The green fence bisecting the construction site was a final vestige of the original backstage.

The green fence bisecting the construction site was a final vestige of the original backstage.

Galaxy’s Edge has been opening to the public in stages. Through the miracle of modern aerial digital photography it is possible to determine just where Walt’s original Roundhouse was located. The front of the building, where once trains steamed out and into the tunnel in the berm, was located almost exactly at what will be the entrance to the Rise of the Rebellion attraction.

This schematic diagram places Walt’s original roundhouse within the context of Galaxy’s Edge. Red lines show the 1955 track alignment.

This schematic diagram places Walt’s original roundhouse within the context of Galaxy’s Edge. Red lines show the 1955 track alignment.

As to that long-vanished tunnel, there are now no less than three tunnels cut through the berm. But these tunnels allow the public to pass beneath the tracks of the Disneyland Railroad and into the Black Spire Outpost. The one at the center is south and east of the original. It is possible to stand outside this entrance and ponder the sight of 19th century locomotives passing within a stone’s throw of an entirely alien realm.

Engine #1, the C.K. Holliday, passes over one of the entrances to Galaxy’s Edge.

Engine #1, the C.K. Holliday, passes over one of the entrances to Galaxy’s Edge.

Rise of the Resistance is scheduled to open later this season. The entrance is currently not accessible to the public. But when it is, guests waiting to enter can pause a moment just before entering to remember that this was once Walt’s own “happy place” in the happiest place on earth.

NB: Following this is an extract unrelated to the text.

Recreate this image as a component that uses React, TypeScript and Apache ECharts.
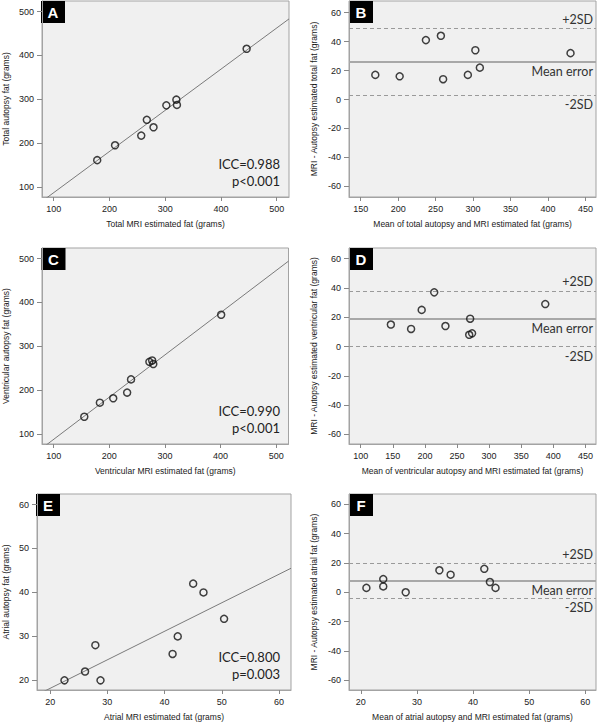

With Winston Road visible through the fence, a crew puts finishing touches on Engine #2, the E.P. Ripley.

With Winston Road visible through the fence, a crew puts finishing touches on Engine #2, the E.P. Ripley.

Where crews once polished the brass in 1955, guests in 2019 will embark on Disneyland’s newest adventurous attraction.

Where crews once polished the brass in 1955, guests in 2019 will embark on Disneyland’s newest adventurous attraction.